In the years since An Inconvenient Truth’s release, Gore has galvanized a generation, as a recent profile in Men’s Journal noted:
Gore has been holding [Climate Reality Project events] for a decade, training more than 11,000 people from 136 countries in how to spread the word about climate change, spar with skeptics, lobby their elected officials, and push businesses to become more climate friendly…[Climate Reality Project] events are free; attendees just need to cover their travel and lodging.
The first was an intimate affair: just 50 people who gathered 10 years ago at Gore’s farm in Tennessee to watch his slide show on the climate crisis and learn about ways to take action. That slide show became the basis for the documentary An Inconvenient Truth, which won an Oscar and made Gore’s name synonymous with global warming…
The son of a three-term U.S. senator, Gore, 69, won his first congressional election just seven years after graduating from Harvard and long had an eye on the White House. But a quarter-century political career ended in 2000 when his presidential hopes were dashed by some hanging chads in Florida. He learned about global warming as an undergrad in the late ’60s, in a course taught by Roger Revelle, one of the first scientists to sound the alarm about rising CO2 levels in the atmosphere. As a junior congressman from Tennessee in 1977, “one of the first questions I asked was, ‘What is being done about global warming?’ ” Gore recalls. “The answer was basically, ‘Nothing.’ ” So he organized a hearing, bringing in his professor to testify, “naively” expecting that his colleagues would be moved to act.
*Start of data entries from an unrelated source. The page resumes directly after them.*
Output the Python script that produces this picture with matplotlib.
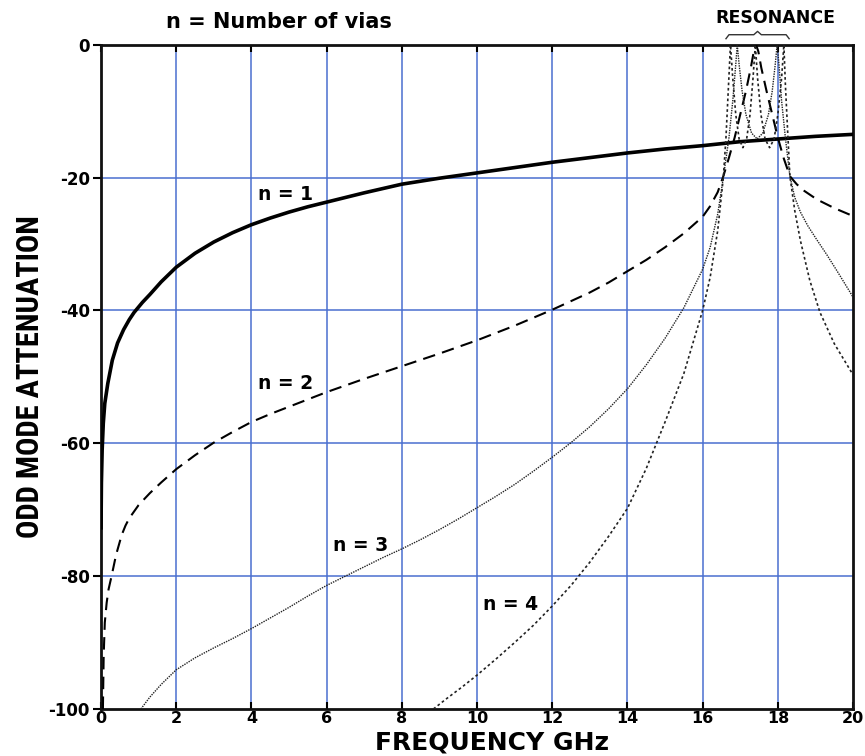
import matplotlib
matplotlib.use("Agg")
import matplotlib.pyplot as plt
from matplotlib import font_manager

# ---- data ----
n1_x = [0.0, 0.01, 0.03, 0.06, 0.1, 0.18, 0.3, 0.44, 0.6, 0.75, 0.88, 1.1, 1.3, 1.6,
        2, 2.5, 3, 3.5, 4, 4.5, 5, 5.5, 6, 7, 8, 9, 10, 11, 12, 13, 14, 15, 16, 17,
        18, 19, 20]
n1_y = [-73, -66, -61, -57, -54, -51, -47.5, -44.9, -42.9, -41.4, -40.3, -38.8, -37.6,
        -35.7, -33.5, -31.4, -29.7, -28.3, -27.1, -26.1, -25.2, -24.4, -23.7, -22.3,
        -21.0, -20.1, -19.3, -18.5, -17.7, -17.0, -16.3, -15.7, -15.2, -14.6, -14.2,
        -13.8, -13.5]

n2_x = [0.05, 0.07, 0.1, 0.15, 0.2, 0.28, 0.4, 0.55, 0.65, 0.75, 1.0, 1.3, 1.6, 2,
        2.5, 3, 3.5, 4, 4.5, 5, 6, 7, 8, 9, 10, 11, 12, 13, 13.5, 14, 14.5, 15, 15.5,
        16, 16.2, 16.4, 16.55, 16.7, 16.85, 17.0, 17.15, 17.28, 17.36, 17.42, 17.48,
        17.56, 17.7, 17.85, 18.0, 18.15, 18.32, 18.5, 18.7, 19.04, 19.5, 20]
n2_y = [-100, -92, -87, -84, -82, -80, -76.8, -73.8, -72.4, -71.3, -69.3, -67.5,
        -65.9, -63.9, -61.8, -59.9, -58.3, -56.8, -55.6, -54.5, -52.3, -50.3, -48.4,
        -46.5, -44.5, -42.3, -39.9, -37.3, -35.8, -34.1, -32.4, -30.5, -28.4, -25.9,
        -24.3, -22.2, -19.8, -17, -14, -10.5, -7, -3.5, -1, 0, -1, -3.5, -7, -10.5,
        -14, -17, -19.8, -21, -22, -23.3, -24.6, -25.8]

n3_x = [1.06, 1.3, 1.6, 2, 2.5, 3, 3.5, 4, 4.5, 5, 5.5, 6, 6.5, 7, 7.5, 8, 8.5, 9,
        9.5, 10, 10.5, 11, 11.5, 12, 12.5, 13, 13.5, 14, 14.5, 15, 15.5, 16, 16.2,
        16.4, 16.55, 16.7, 16.8, 16.88, 16.92, 16.97, 17.05, 17.15, 17.3, 17.45,
        17.6, 17.75, 17.85, 17.93, 17.98, 18.03, 18.1, 18.2, 18.32, 18.45, 18.6,
        18.8, 19.04, 19.3, 19.6, 20]
n3_y = [-100, -98.2, -96.3, -94.1, -92.3, -90.8, -89.4, -87.9, -86.3, -84.7, -83.0,
        -81.4, -80.0, -78.6, -77.2, -75.9, -74.5, -73, -71.4, -69.7, -68.0, -66.2,
        -64.2, -62.1, -59.9, -57.5, -54.8, -51.8, -48.2, -44.2, -39.6, -33.8, -30.5,
        -25.5, -20, -14, -8.5, -3, 0, -3, -7, -10.5, -13.3, -14.2, -13.3, -10.5, -7,
        -3, 0, -3, -8.5, -14, -19.8, -23, -25.2, -27.3, -29.4, -31.6, -34.3, -38]

n4_x = [8.84, 9.2, 9.6, 10, 10.5, 11, 11.5, 12, 12.5, 13, 13.5, 14, 14.5, 15, 15.5,
        16, 16.2, 16.4, 16.55, 16.62, 16.68, 16.74, 16.8, 16.88, 16.97, 17.07,
        17.17, 17.26, 17.34, 17.40, 17.46, 17.55, 17.66, 17.78, 17.9, 18.0, 18.1,
        18.16, 18.2, 18.26, 18.32, 18.45, 18.6, 18.85, 19.12, 19.5, 20]
n4_y = [-100, -98.4, -96.7, -94.9, -92.5, -90, -87.4, -84.5, -81.4, -77.9, -74,
        -69.8, -63.8, -56.8, -49.5, -40, -35, -28, -20, -14, -7, 0, -5, -10.5,
        -14.2, -15.5, -14.2, -10.5, -5, 0, -5, -10.5, -14.2, -15.5, -14.2, -10.5,
        -5, 0, -6, -13, -19.8, -25, -29.5, -35.5, -40.3, -45, -49.7]

x_ticks = [0, 2, 4, 6, 8, 10, 12, 14, 16, 18, 20]
y_ticks = [0, -20, -40, -60, -80, -100]

labels = ["n = 1", "n = 2", "n = 3", "n = 4"]
label_pos = [(4.9, -22.6), (4.9, -51.0), (6.9, -75.4), (10.9, -84.3)]

# ---- fonts ----
avail = {f.name for f in font_manager.fontManager.ttflist}
narrow_font = None
for cand in ["Liberation Sans Narrow", "DejaVu Sans Condensed", "Roboto Condensed"]:
    if cand in avail:
        narrow_font = cand
        break

plt.rcParams['font.family'] = ['DejaVu Sans']

fig = plt.figure(figsize=(8.65, 7.56), dpi=100)
ax = fig.add_axes([0.1168, 0.0622, 0.8694, 0.8787])

grid_color = "#4a6fd0"
for xv in x_ticks[1:-1]:
    ax.axvline(xv, color=grid_color, lw=1.1, zorder=1)
for yv in y_ticks[1:-1]:
    ax.axhline(yv, color=grid_color, lw=1.1, zorder=1)

ax.plot(n1_x, n1_y, color="black", lw=2.6, solid_capstyle="butt",
        solid_joinstyle="round", zorder=3)
ax.plot(n2_x, n2_y, color="black", lw=1.5, linestyle=(0, (6, 3.5)), zorder=3)
ax.plot(n3_x, n3_y, color="#222222", lw=1.0, linestyle=(0, (1, 0.8)), zorder=3)
ax.plot(n4_x, n4_y, color="#222222", lw=1.2, linestyle=(0, (1.6, 1.6)), zorder=3)

ax.set_xlim(0, 20)
ax.set_ylim(-100, 0)
ax.set_xticks(x_ticks)
ax.set_yticks(y_ticks)
ax.set_xticklabels([str(v) for v in x_ticks], fontsize=11.5, fontweight="bold")
ax.set_yticklabels([str(v) for v in y_ticks], fontsize=12, fontweight="bold")
ax.tick_params(axis="x", direction="in", length=5, width=1.5, top=True, pad=1.5)
ax.tick_params(axis="y", direction="out", length=6, width=1.5, right=False, pad=2)
for s in ax.spines.values():
    s.set_linewidth(2.0)
    s.set_color("#111111")

for txt, (lx, ly) in zip(labels, label_pos):
    ax.text(lx, ly, txt, fontsize=13.5, fontweight="bold", ha="center", va="center",
            zorder=4)

fig.text(0.569, 6.5 / 756, "FREQUENCY GHz", fontsize=18, fontweight="bold",
         ha="center", va="baseline")
if narrow_font:
    ax.set_ylabel("ODD MODE ATTENUATION", fontsize=22, fontweight="bold",
                  family=[narrow_font, 'DejaVu Sans'])
else:
    ax.set_ylabel("ODD MODE ATTENUATION", fontsize=17, fontweight="bold")
ax.yaxis.set_label_coords(-0.074, 0.5)

fig.text(0.323, 0.971, "n = Number of vias", fontsize=15, fontweight="bold",
         ha="center", va="center")
fig.text(0.896, 0.976, "RESONANCE", fontsize=12.5, fontweight="bold",
         ha="center", va="center")

# curly brace above resonance region
bx0, bx1 = 16.62, 18.3
bm = (bx0 + bx1) / 2
by0, by1, by2 = 0.9, 1.5, 2.0
ax.plot([bx0, bx0 + 0.08, bm - 0.1, bm, bm + 0.1, bx1 - 0.08, bx1],
        [by0, by1, by1, by2, by1, by1, by0], color="#333333", lw=1.0,
        clip_on=False, zorder=5)

fig.savefig("out.png", dpi=100, facecolor="white")
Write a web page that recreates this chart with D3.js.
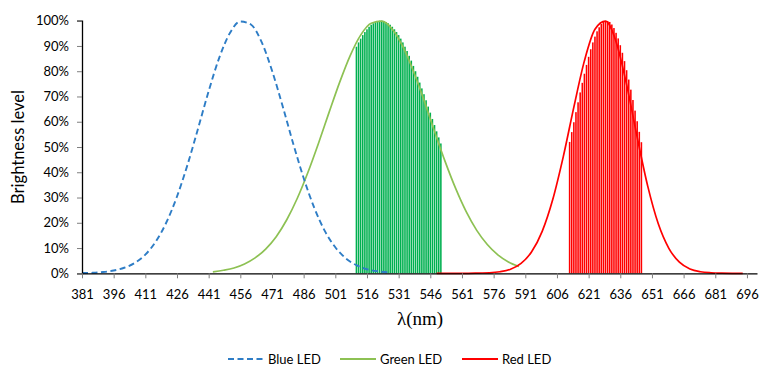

More than four decades later, he’s still pressing for action. “It never occurred to me that I would end up devoting most of my life to this mission,” Gore says. “But I could not lay this task down or set it aside even if I wanted to.”
The timing of the sequel could not be better, says Ken Berlin, a Washington, D.C., lawyer and longtime Democratic donor who is president and CEO of the Climate Reality Project. Trump’s election, he says, “completely changes the game and raises the level of activism we all have to be involved in.” The environmentalist community, Berlin says, “does well when it has its back up to the wall. I’d rather have a Democratic administration. But the public support for climate change will evolve more quickly in a Trump era.”
That’s what Trump, Scott Pruitt, Rick Perry and their minions inside and outside of this administration fear the most. If Gore’s sequel succeeds and fuels a renewed demand for federal action on the climate crisis, it could spell trouble for climate deniers in the House of Representatives and Senate in 2018–to say nothing of the climate denier in the White House in 2020.
Polluters hate hope and thrive on despair. It should not have been a surprise that climate scientists such as Michael Mann objected to David Wallace-Wells’s rather melodramatic assessment of the worst-case scenarios of human-caused climate change; it’s impossible to read Wallace-Wells’s piece without concluding that we’ve already hit the point of no return, that humanity is beyond hope, that we’re condemned to an international funeral pyre–and therefore, that the Koch Brothers have won. If the planet is indeed terminally ill, why bother continuing treatment?
Once people conclude that there’s no point in reducing emissions, the polluters win the argument. Gore, to his credit, has always eschewed the politics of despair. In his decades-long fight to reduce carbon pollution, he has never suggested that hope is foolish, that the game is rigged, that the cause is doomed. He has never submitted and never surrendered.
The deniers will be screaming and scheming as they’ve done before. Yet Gore will nevertheless persist–and if his new film serves as the catalyst for a changing of the guard in Washington, and the triumph of leaders who will fight as he fought in the House and Senate (and as he would have fought had he not been screwed out of the Presidency), then he will be remembered for having launched a successful counterattack on what he once called “the assault on reason.”